The next step is to identify the types of mutual funds that match your investment goals and risk tolerance. With the thousands of mutual funds now available, you certainly have plenty of options to choose from, whatever your goals are. Don't be confused by the seemingly endless differentiation of the mutual fund industry, as most funds can be assigned to one of a few large groups depending on the kinds of securities they hold.

Stock funds, for example, might be categorized as broadly diversified, or sub-grouped according to attributes such as the size of the companies they focus on. Bond funds might similarly represent the bond market in aggregate or focus on readily identifiable bond types such as Treasuries and mortgage bonds. Each group of funds can be categorized further by risk level, such as above-average risk, average risk, or below-average risk.

A number of information sources, such as Standard & Poor's, Morningstar, Lipper Analytical Services, and Value Line are available online and at most local libraries and can help you understand mutual fund investment objectives, financial performance, and risk levels. Standard & Poor's, for instance, arranges U.S. stock funds into five major groups, providing for each fund investment style, performance and risk analysis, and an overall risk-adjusted rating in relation to other funds in the same category.

Examine Individual Mutual Funds

Once you have identified the fund categories that seem appropriate to your investment objectives, you will want to take a close look at individual funds in each of the categories. You can do this by reviewing the prospectus for each fund, which is available on the fund provider's website or through your financial advisor. A fund's prospectus describes the fund's investment objective, types of securities it invests in, and the risks these investments involve. The prospectus is intended to help you to understand exactly what you are investing in. A prospectus of an aggressive growth fund may tell you, for example, that the fund invests in small and often volatile stocks, that it could use products such as derivatives to hedge or to maximize investment returns, and that the fund involves above-average risk. You should read the prospectus carefully before investing.

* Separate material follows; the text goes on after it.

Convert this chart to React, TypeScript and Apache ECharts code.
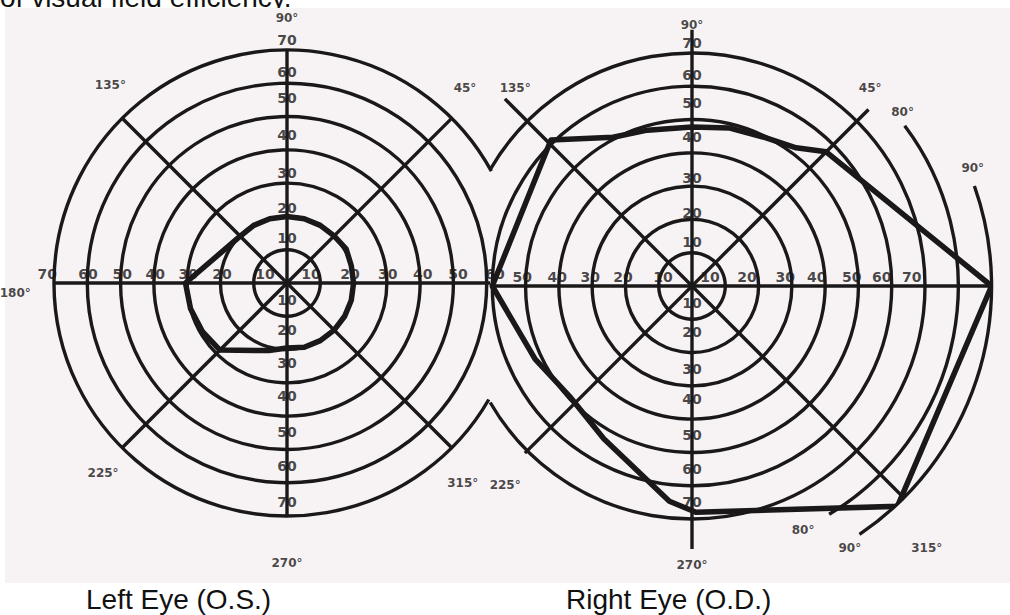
import React, { useEffect, useRef } from "react";
import * as echarts from "echarts";

const INK = "#1a1819";
const PAPER = "#f7f3f4";
const CLEAR = "rgba(0,0,0,0)";

// ---------- isopters: field extent (degrees) per meridian (degrees) ----------
const leftEyeMeridians = [0, 15, 30, 45, 60, 75, 90, 105, 120, 138, 180, 195, 210, 225, 255, 270, 285, 300, 315, 330, 345, 360];
const leftEyeField = [20, 20, 20.5, 20, 20, 20, 20, 20, 20, 20, 30.5, 30, 29.3, 28.5, 21, 19.5, 20, 20, 20, 20, 20, 20];

const rightEyeMeridians = [0, 45, 53, 64.5, 76.5, 90, 106, 118, 134, 180, 205, 222, 240, 264, 271, 313, 360];
const rightEyeField = [90, 57, 52, 49.6, 48.8, 47.8, 48.7, 50.6, 61, 60, 52, 49.5, 53, 65, 68, 90.5, 90];

// ---------- rings ----------
const ringStep = 10;
const leftMaxRing = 70;
const rightMaxRing = 90;
const innerRingsShown = 6; // rings 10..60 are full circles

// partial outer rings: [ring value, from angle, to angle]
const leftOuterArcs = [[70, 28.7, 330]];
const rightOuterArcs = [[70, -150, 150], [80, -59, 37], [90, -56, 19.5]];

// ---------- meridian lines: [angle a, angle b], [length a, length b] ----------
const spokeAngles = [[90, 270], [45, 225], [135, 315], [180, 0]];
const leftSpokeLengths = [[76.5, 79], [76, 71.5], [77, 80.5], [82.3, 61]];
const rightSpokeLengths = [[77, 79], [75, 71], [79.5, 101.5], [60.6, 94]];

// ---------- tick labels ----------
const leftTicksW = ["70", "60", "50", "40", "30", "20", "10"];
const leftTicksWAt = [72, 59.8, 49.5, 39.6, 29.7, 19.5, 6.6];
const leftTicksE = ["10", "20", "30", "40", "50", "60"];
const leftTicksEAt = [7.2, 18.9, 30.3, 40.8, 51.4, 62.5];
const leftTicksN = ["70", "60", "50", "40", "30", "20", "10"];
const leftTicksNAt = [73, 63.3, 55.5, 44.5, 33, 22.5, 13.5];
const leftTicksS = ["10", "20", "30", "40", "50", "60", "70"];
const leftTicksSAt = [5, 14, 24, 34, 44.7, 55, 65.7];

const rightTicksW = ["50", "40", "30", "20", "10"];
const rightTicksWAt = [51, 40.5, 30.6, 20.7, 8.7];
const rightTicksE = ["10", "20", "30", "40", "50", "60", "70"];
const rightTicksEAt = [5.4, 16.5, 28, 37.5, 48, 57, 66];
const rightTicksN = ["70", "60", "50", "40", "30", "20", "10"];
const rightTicksNAt = [73, 63.4, 55, 44.7, 32.4, 22, 13.2];
const rightTicksS = ["10", "20", "30", "40", "50", "60", "70"];
const rightTicksSAt = [5, 13.8, 25, 34, 44.7, 55, 65];

const leftDegLabels = ["90°", "45°", "135°", "180°", "225°", "270°", "315°"];
const leftDegR = [79.5, 79.3, 79.6, 81.7, 79.4, 84, 80];
const leftDegA = [90, 47.6, 131.8, 182.1, 225.9, 270, 311.3];

const rightDegLabels = ["90°", "45°", "80°", "90°", "135°", "225°", "270°", "80°", "90°", "315°"];
const rightDegR = [78.4, 80, 82, 91.5, 79.7, 82, 83.8, 80.5, 91.8, 105.6];
const rightDegA = [90, 48, 39.5, 22.8, 131.8, 226.8, 270, 294.5, 301.1, 311.9];

const titles = ["Left Eye (O.S.)", "Right Eye (O.D.)"];
const caption = "of visual field efficiency.";

// ---------- layout ----------
const LEFT_C = [287, 283];
const RIGHT_C = [692, 286];
const PX_PER_DEG = 233 / 70;
const FONT_NUM = '"DejaVu Sans", "Liberation Sans", sans-serif';
const FONT_TITLE = '"Liberation Sans", Arial, sans-serif';
const GRID_W = 3.4;
const DATA_W = 5.5;

function buildOption() {
  const polar: any[] = [];
  const angleAxis: any[] = [];
  const radiusAxis: any[] = [];
  const series: any[] = [];

  const hiddenAngle = (idx: number, start: number, end?: number) => {
    const a: any = {
      polarIndex: idx,
      type: "value",
      min: 0,
      max: 360,
      startAngle: start,
      clockwise: false,
      axisLine: { show: false },
      axisTick: { show: false },
      axisLabel: { show: false },
      splitLine: { show: false },
    };
    if (end !== undefined) a.endAngle = end;
    return a;
  };

  const addPolar = (center: number[], maxRing: number, interval: number, colors: string[], start: number, end?: number) => {
    const idx = polar.length;
    polar.push({ center, radius: maxRing * PX_PER_DEG });
    angleAxis.push(hiddenAngle(idx, start, end));
    radiusAxis.push({
      polarIndex: idx,
      type: "value",
      min: 0,
      max: maxRing,
      interval,
      axisLine: { show: false },
      axisTick: { show: false },
      axisLabel: { show: false },
      splitLine: { show: true, lineStyle: { color: colors, width: GRID_W } },
    });
    return idx;
  };

  const ringColors = (maxRing: number) => {
    const n = maxRing / ringStep + 1;
    const arr: string[] = [];
    for (let i = 0; i < n; i++) arr.push(i <= innerRingsShown ? INK : CLEAR);
    return arr;
  };

  const leftIdx = addPolar(LEFT_C, leftMaxRing, ringStep, ringColors(leftMaxRing), 0);
  leftOuterArcs.forEach(([ring, a0, a1]) => addPolar(LEFT_C, ring, ring, [CLEAR, INK], a0, a1));
  const rightIdx = addPolar(RIGHT_C, rightMaxRing, ringStep, ringColors(rightMaxRing), 0);
  rightOuterArcs.forEach(([ring, a0, a1]) => addPolar(RIGHT_C, ring, ring, [CLEAR, INK], a0, a1));

  const lineBase = {
    type: "line",
    coordinateSystem: "polar",
    symbol: "none",
    clip: false,
    silent: true,
    animation: false,
  };

  const addSpokes = (idx: number, lengths: number[][]) => {
    spokeAngles.forEach((ang, i) => {
      series.push({
        ...lineBase,
        polarIndex: idx,
        z: 3,
        lineStyle: { color: INK, width: GRID_W },
        data: [
          [lengths[i][0], ang[0]],
          [lengths[i][1], ang[1]],
        ],
      });
    });
  };
  addSpokes(leftIdx, leftSpokeLengths);
  addSpokes(rightIdx, rightSpokeLengths);

  series.push({
    ...lineBase,
    name: "Left Eye (O.S.)",
    polarIndex: leftIdx,
    z: 5,
    lineStyle: { color: INK, width: DATA_W, join: "round", cap: "round" },
    data: leftEyeField.map((r, i) => [r, leftEyeMeridians[i]]),
  });
  series.push({
    ...lineBase,
    name: "Right Eye (O.D.)",
    polarIndex: rightIdx,
    z: 5,
    lineStyle: { color: INK, width: DATA_W, join: "round", cap: "round" },
    data: rightEyeField.map((r, i) => [r, rightEyeMeridians[i]]),
  });

  const addLabels = (idx: number, texts: string[], rs: number[], angs: number[] | number, fontSize: number, offset: number[]) => {
    series.push({
      type: "scatter",
      coordinateSystem: "polar",
      polarIndex: idx,
      symbol: "circle",
      symbolSize: 1,
      clip: false,
      silent: true,
      z: 6,
      itemStyle: { color: CLEAR },
      label: {
        show: true,
        position: "inside",
        formatter: "{b}",
        color: INK,
        fontSize,
        fontWeight: "bold",
        fontFamily: FONT_NUM,
        offset,
      },
      data: texts.map((t, i) => ({
        name: t,
        value: [rs[i], Array.isArray(angs) ? angs[i] : angs],
      })),
    });
  };

  const HO = [0, -9];
  const VO = [0, 0];
  addLabels(leftIdx, leftTicksW, leftTicksWAt, 180, 14, HO);
  addLabels(leftIdx, leftTicksE, leftTicksEAt, 0, 14, HO);
  addLabels(leftIdx, leftTicksN, leftTicksNAt, 90, 14, VO);
  addLabels(leftIdx, leftTicksS, leftTicksSAt, 270, 14, VO);
  addLabels(rightIdx, rightTicksW, rightTicksWAt, 180, 14, HO);
  addLabels(rightIdx, rightTicksE, rightTicksEAt, 0, 14, HO);
  addLabels(rightIdx, rightTicksN, rightTicksNAt, 90, 14, VO);
  addLabels(rightIdx, rightTicksS, rightTicksSAt, 270, 14, VO);
  addLabels(leftIdx, leftDegLabels, leftDegR, leftDegA, 12, VO);
  addLabels(rightIdx, rightDegLabels, rightDegR, rightDegA, 12, VO);

  return {
    animation: false,
    polar,
    angleAxis,
    radiusAxis,
    series,
    graphic: [
      {
        type: "text",
        z: -20,
        x: 0,
        y: -2.7,
        style: {
          text: caption,
          fontSize: 28,
          fontFamily: FONT_TITLE,
          fill: "#111",
          align: "left",
          verticalAlign: "middle",
        },
      },
      {
        type: "rect",
        z: -10,
        shape: { x: 5, y: 8, width: 1005, height: 575 },
        style: { fill: PAPER },
      },
      {
        type: "text",
        x: 86,
        y: 599,
        style: {
          text: titles[0],
          fontSize: 28,
          fontFamily: FONT_TITLE,
          fill: "#111",
          align: "left",
          verticalAlign: "middle",
        },
      },
      {
        type: "text",
        x: 566,
        y: 599,
        style: {
          text: titles[1],
          fontSize: 28,
          fontFamily: FONT_TITLE,
          fill: "#111",
          align: "left",
          verticalAlign: "middle",
        },
      },
    ],
  };
}

export default function App() {
  const ref = useRef<HTMLDivElement>(null);
  useEffect(() => {
    if (!ref.current) return;
    const chart = echarts.init(ref.current, undefined, { renderer: "svg" });
    chart.setOption(buildOption() as any);
    return () => chart.dispose();
  }, []);
  return (
    <div
      ref={ref}
      style={{ position: "fixed", left: 0, top: 0, width: 1010, height: 615, background: "#ffffff" }}
    />
  );
}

Performance over the time frame that you are investing for, with an appropriate level of risk, is the bottom line. So, when you hunt for top-performing funds, don't focus on the funds' latest performance only. Instead, look for funds that consistently provide above-average investment returns in the same fund category for the past three, five, and 10 years. Compare the annual percentage returns of a fund with its major benchmark index over the same period. For example, compare the performance of diversified stock funds with the S&P 500 stock index. Note that indices are not managed and individuals cannot invest directly in an index.

While performance over a period of time is usually an important factor, it is not the only consideration. Other factors may include the consistency of fund management, investment policies, and variability in returns over time. It is also important to remember that past performance is not a guarantee of future results.

Also understand the fees and expenses that the fund charges investors, as these amounts may vary widely from one fund to another. Everything else being equal, lower total fees and expenses result in higher returns.

Buying Mutual Fund Shares

You can buy mutual fund shares through a broker or directly from a mutual fund company. To buy funds through a broker, you normally have to pay a commission. You can usually avoid paying a commission if you buy a no-load fund directly from a fund company. Finally, first-time mutual fund investors are often advised to start small, and all investors can practice diversification to lower risk.2

 



1These allocations are presented only as examples and are not intended as investment advice. Please consult a financial advisor if you have questions about these examples and how they relate to your own financial situation. The investor profile is hypothetical.

2Diversification does not ensure against loss.